Conservative Leader Pierre Poilievre has presented a motion in the House of Commons asking MPs to call on the government to take more aggressive action against threats of foreign interference, including expelling Chinese diplomats.
Trudeau said Wednesday that he had only learned after a Globe and Mail article on Monday, citing top-secret documents, said CSIS had the intelligence. He said he has ordered Canada’s intelligence agencies to immediately inform MPs of any threats against them, regardless of whether those threats are considered credible.
“CSIS made the determination that it wasn’t something that needed to be raised to a higher level because it wasn’t a significant enough concern,” Trudeau said Wednesday.
He said that around the same time, CSIS was asked to brief Chong after China publicly said it would sanction him for criticizing Beijing’s treatment of Uyghur Muslims in China’s Xinjiang province.
But the agency never told Chong about any threats.
Earlier Thursday in Beijing, China’s Foreign Ministry played down allegations of China trying to intimidate Chong and his relatives.
“China is opposed to any interference in a country’s internal affairs. We never interfere in Canada’s internal affairs and have no interest whatsoever in doing so,” spokeswoman Mao Ning told reporters, according to an official English transcription.
“We are resolute in defending our sovereignty, security and development interests and opposing actions that interfere in China’s internal affairs and harm China’s interests.”
Meanwhile, CSIS shed some more light Thursday on other ways it views China as attempting to meddle in Canadian affairs.

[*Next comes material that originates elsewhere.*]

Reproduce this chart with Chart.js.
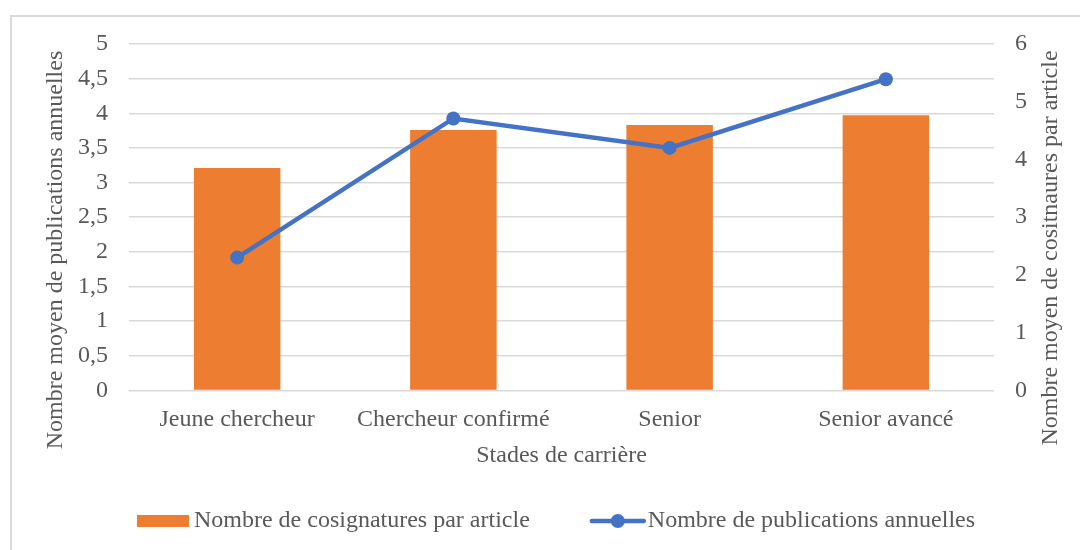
<!DOCTYPE html>
<html>
<head>
<meta charset="utf-8">
<script src="https://cdn.jsdelivr.net/npm/chart.js"></script>
<style>
  html, body { margin: 0; padding: 0; background: #fff; }
  #wrap { width: 1080px; height: 550px; }
</style>
</head>
<body>
<div id="wrap"><canvas id="careerChart" width="1080" height="550"></canvas></div>
<script>
const stages = ['Jeune chercheur', 'Chercheur confirmé', 'Senior', 'Senior avancé'];
const cosignatures = [3.21, 3.76, 3.83, 3.97];
const publications = [2.3, 4.71, 4.2, 5.39];
const leftAxisTicks = { min: 0, max: 5, step: 0.5 };
const rightAxisTicks = { min: 0, max: 6, step: 1 };

const leftTitle = 'Nombre moyen de publications annuelles';
const rightTitle = 'Nombre moyen de cositnaures par article';
const xTitle = 'Stades de carrière';

const serif = "'Liberation Serif', 'Times New Roman', serif";
const textColor = '#595959';
const gridColor = '#d9d9d9';
const orange = '#ED7D31';
const blue = '#4472C4';

// frame, vertical axis titles (both read bottom to top) and the legend
const extras = {
  id: 'extras',
  beforeDraw(chart) {
    const ctx = chart.ctx;
    ctx.save();
    ctx.fillStyle = '#fff';
    ctx.fillRect(0, 0, chart.width, chart.height);
    ctx.strokeStyle = gridColor;
    ctx.lineWidth = 2;
    ctx.strokeRect(11, 16, chart.width + 20, chart.height + 20);
    ctx.restore();
  },
  afterDraw(chart) {
    const ctx = chart.ctx;
    const y = chart.scales.y, y1 = chart.scales.y1;
    ctx.save();
    ctx.font = '24px ' + serif;
    ctx.fillStyle = textColor;
    ctx.textAlign = 'center';
    ctx.textBaseline = 'middle';

    ctx.save();
    ctx.translate(y.left + 22, 250);
    ctx.rotate(-Math.PI / 2);
    ctx.fillText(leftTitle, 0, 0);
    ctx.restore();

    ctx.save();
    ctx.translate(y1.left + 57, 248);
    ctx.rotate(-Math.PI / 2);
    ctx.fillText(rightTitle, 0, 0);
    ctx.restore();

    // legend
    const ds = chart.data.datasets;
    const ly = 521;
    const w1 = ctx.measureText(ds[0].label).width;
    const w2 = ctx.measureText(ds[1].label).width;
    const total = 52 + 5 + w1 + 60 + 56 + 2 + w2;
    let x = 556 - total / 2;
    ctx.textAlign = 'left';
    ctx.fillStyle = ds[0].backgroundColor;
    ctx.fillRect(x, ly - 6, 52, 12);
    x += 57;
    ctx.fillStyle = textColor;
    ctx.fillText(ds[0].label, x, ly);
    x += w1 + 60;
    ctx.strokeStyle = ds[1].borderColor;
    ctx.lineWidth = 4.5;
    ctx.lineCap = 'round';
    ctx.beginPath();
    ctx.moveTo(x + 2, ly);
    ctx.lineTo(x + 54, ly);
    ctx.stroke();
    ctx.fillStyle = ds[1].borderColor;
    ctx.beginPath();
    ctx.arc(x + 28, ly, 7, 0, Math.PI * 2);
    ctx.fill();
    x += 58;
    ctx.fillStyle = textColor;
    ctx.fillText(ds[1].label, x, ly);
    ctx.restore();
  }
};

const ctx = document.getElementById('careerChart').getContext('2d');
new Chart(ctx, {
  type: 'bar',
  data: {
    labels: stages,
    datasets: [{
      type: 'bar',
      label: 'Nombre de cosignatures par article',
      data: cosignatures,
      backgroundColor: orange,
      barPercentage: 0.4,
      categoryPercentage: 1.0,
      yAxisID: 'y',
      order: 2
    }, {
      type: 'line',
      label: 'Nombre de publications annuelles',
      data: publications,
      borderColor: blue,
      backgroundColor: blue,
      borderWidth: 4.5,
      pointRadius: 7,
      pointHoverRadius: 7,
      pointBackgroundColor: blue,
      pointBorderWidth: 0,
      tension: 0,
      yAxisID: 'y1',
      order: 1
    }]
  },
  options: {
    responsive: false,
    animation: false,
    devicePixelRatio: 1,
    layout: { padding: { left: 34, right: 5, top: 44, bottom: 78 } },
    plugins: {
      legend: { display: false },
      tooltip: { enabled: false }
    },
    scales: {
      x: {
        grid: { display: false },
        border: { display: false },
        ticks: { color: textColor, font: { family: serif, size: 24 }, padding: 7, maxRotation: 0 },
        title: {
          display: true,
          text: xTitle,
          color: textColor,
          font: { family: serif, size: 24 },
          padding: { top: 0, bottom: 2 }
        }
      },
      y: {
        position: 'left',
        min: leftAxisTicks.min,
        max: leftAxisTicks.max,
        grid: { color: gridColor, lineWidth: 1.5, drawTicks: false },
        border: { display: false },
        ticks: {
          stepSize: leftAxisTicks.step,
          color: textColor,
          font: { family: serif, size: 24 },
          padding: 21,
          callback: (v) => String(v).replace('.', ',')
        },
        afterFit: (scale) => { scale.width += 23; }
      },
      y1: {
        position: 'right',
        min: rightAxisTicks.min,
        max: rightAxisTicks.max,
        grid: { display: false, drawTicks: false },
        border: { display: false },
        ticks: {
          stepSize: rightAxisTicks.step,
          color: textColor,
          font: { family: serif, size: 24 },
          padding: 21
        },
        afterFit: (scale) => { scale.width += 27; }
      }
    }
  },
  plugins: [extras]
});
</script>
</body>
</html>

In its 2022 public report, tabled Thursday in Parliament, CSIS noted reports that subnational affiliates of the China’s Ministry of Public Security had set up three overseas “police stations” in Canada without permission from Ottawa.
“CSIS has observed instances where representatives from various investigatory bodies in the (People’s Republic of China) have come to Canada, often without notifying local law enforcement agencies, and used threats and intimidation in attempting to force ‘fugitive’ Chinese-Canadians and permanent residents to return to the PRC.”
Foreign interference directed at Canada’s democratic institutions and processes, at all levels of government, can be an effective way for a foreign state to achieve its immediate, medium, and long-term strategic objectives, the CSIS report says.
“Foreign states — again, directly and via proxies — may seek to influence electoral nomination processes, shape public discourse or influence policy positions of elected officials using covert tactics. The purpose is to advance issues or policies that favour the foreign state, or quell dissent.”
The report says these threat actors must be held accountable for their clandestine activities.
“CSIS will continue to investigate, identify and reduce the threats that foreign interference pose to Canada’s national interests and sovereignty, and will work closely with domestic and international partners in this effort to advise government,” it says.
“We will also continue to inform national security stakeholders and all Canadians about foreign interference to the fullest extent possible under the CSIS Act, in order to build our national resilience to this pernicious threat.”
CSIS reiterates warnings that the Chinese government and Communist party have established policies and strategic plans to encourage Chinese citizens, the diaspora, foreign scientists and entrepreneurs to contribute to the development of China’s science and technology sector.
“These policies and plans aim to exploit the collaborative, transparent, and open nature of Canada’s research and innovation sector in order to serve the PRC’s economic, intelligence, and military interests. To achieve this, the PRC utilizes talent plans such as the Thousand Talents Plan, talent recruitment stations, and state-funded scholarship programs such as the China Scholarship Council.”